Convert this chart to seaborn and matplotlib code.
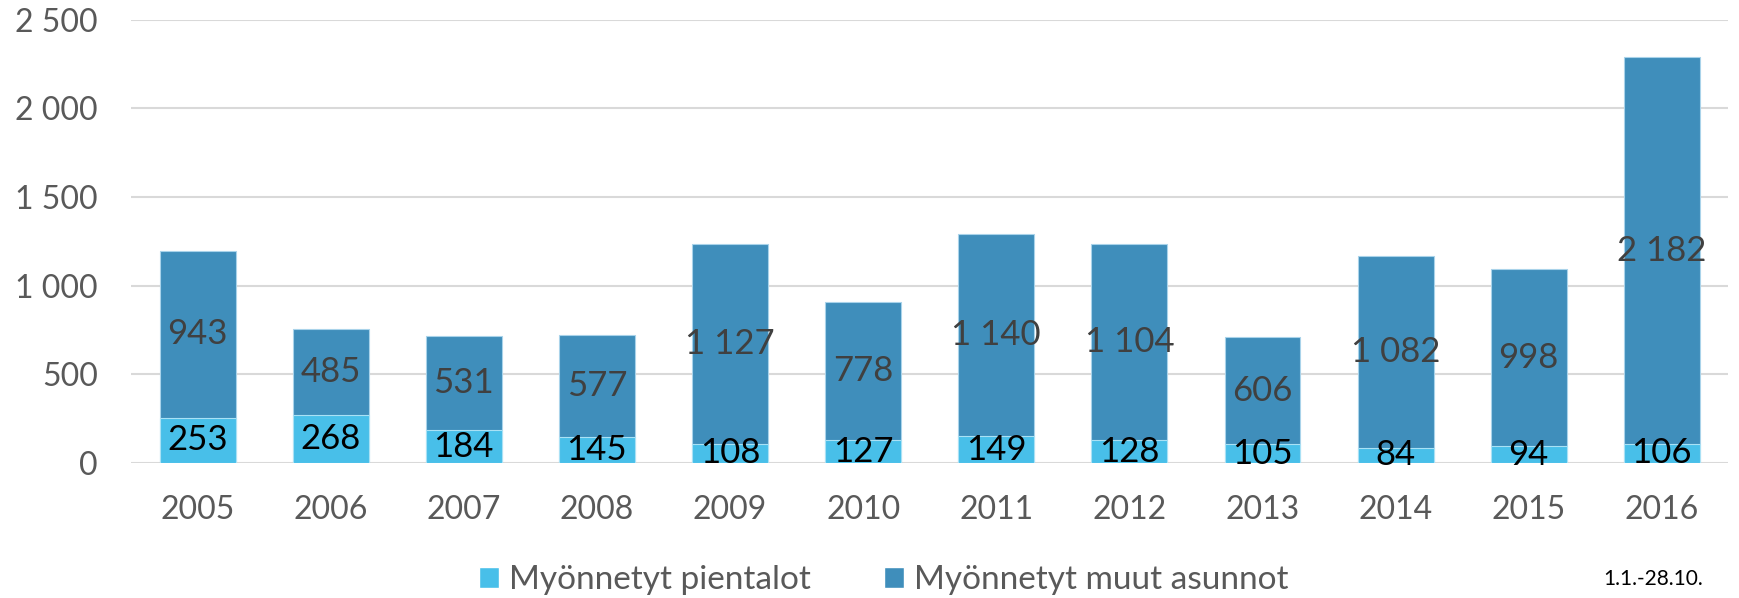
import matplotlib
matplotlib.use("Agg")
import matplotlib.pyplot as plt
import pandas as pd
import seaborn as sns
from matplotlib.patches import Patch

# data
years = ["2005", "2006", "2007", "2008", "2009", "2010",
         "2011", "2012", "2013", "2014", "2015", "2016"]
pientalot = [253, 268, 184, 145, 108, 127, 149, 128, 105, 84, 94, 106]
muut = [943, 485, 531, 577, 1127, 778, 1140, 1104, 606, 1082, 998, 2182]
labels = ["Myönnetyt pientalot", "Myönnetyt muut asunnot"]
yticks = [0, 500, 1000, 1500, 2000, 2500]
note = "1.1.-28.10."

light = "#48BFE9"
dark = "#3F8EBB"
gray = "#595959"

sns.set_style("white")
plt.rcParams["font.family"] = ["Lato", "DejaVu Sans"]

df = pd.DataFrame({"year": years, "pientalot": pientalot, "muut": muut})
df["total"] = df["pientalot"] + df["muut"]


def fmt(v):
    return f"{v:,}".replace(",", " ")


fig = plt.figure(figsize=(17.4, 5.98), dpi=100)
ax = fig.add_axes([0.0753, 0.226, 0.918, 0.741])

# stacked: total first, lower series drawn over it
sns.barplot(data=df, x="year", y="total", color=dark, width=0.57,
            saturation=1, edgecolor="#A9D3EA", linewidth=0.8, ax=ax, zorder=2)
sns.barplot(data=df, x="year", y="pientalot", color=light, width=0.57,
            saturation=1, edgecolor="#A9E1F5", linewidth=0.8, ax=ax, zorder=3)

for i, row in df.iterrows():
    ax.text(i, row["pientalot"] / 2, fmt(row["pientalot"]), ha="center",
            va="center", fontsize=25, color="black", zorder=5)
    ax.text(i, row["pientalot"] + row["muut"] / 2, fmt(row["muut"]),
            ha="center", va="center", fontsize=25, color="#404040", zorder=5)

ax.set_xlim(-0.5, len(years) - 0.5)
ax.set_ylim(0, 2500)
ax.set_yticks(yticks)
ax.set_yticklabels([fmt(t) for t in yticks])
ax.yaxis.grid(True, color="#D9D9D9", linewidth=1.5, zorder=0)
ax.set_axisbelow(True)
ax.tick_params(axis="both", length=0, labelsize=23, labelcolor=gray)
ax.tick_params(axis="x", pad=23)
ax.tick_params(axis="y", pad=24)
ax.set_xlabel("")
ax.set_ylabel("")
sns.despine(ax=ax, left=True, bottom=True)

handles = [Patch(facecolor=light, label=labels[0]),
           Patch(facecolor=dark, label=labels[1])]
fig.legend(handles=handles, loc="center", bbox_to_anchor=(0.508, 0.03),
           ncol=2, frameon=False, fontsize=24, labelcolor=gray,
           handlelength=0.6, handleheight=0.6, handletextpad=0.3,
           columnspacing=2.2)

fig.text(0.979, 0.032, note, ha="right", va="center", fontsize=15, color="black")

fig.savefig("out.png", dpi=100)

● ● ● ● ●

**Exercise goal**
Everything from the first line of the listing above through the line that contains "from matplotlib.patches import Patch" is to be restated word for word, minus the pictures.

**Reply to the task**
Convert this chart to seaborn and matplotlib code.
import matplotlib
matplotlib.use("Agg")
import matplotlib.pyplot as plt
import pandas as pd
import seaborn as sns
from matplotlib.patches import Patch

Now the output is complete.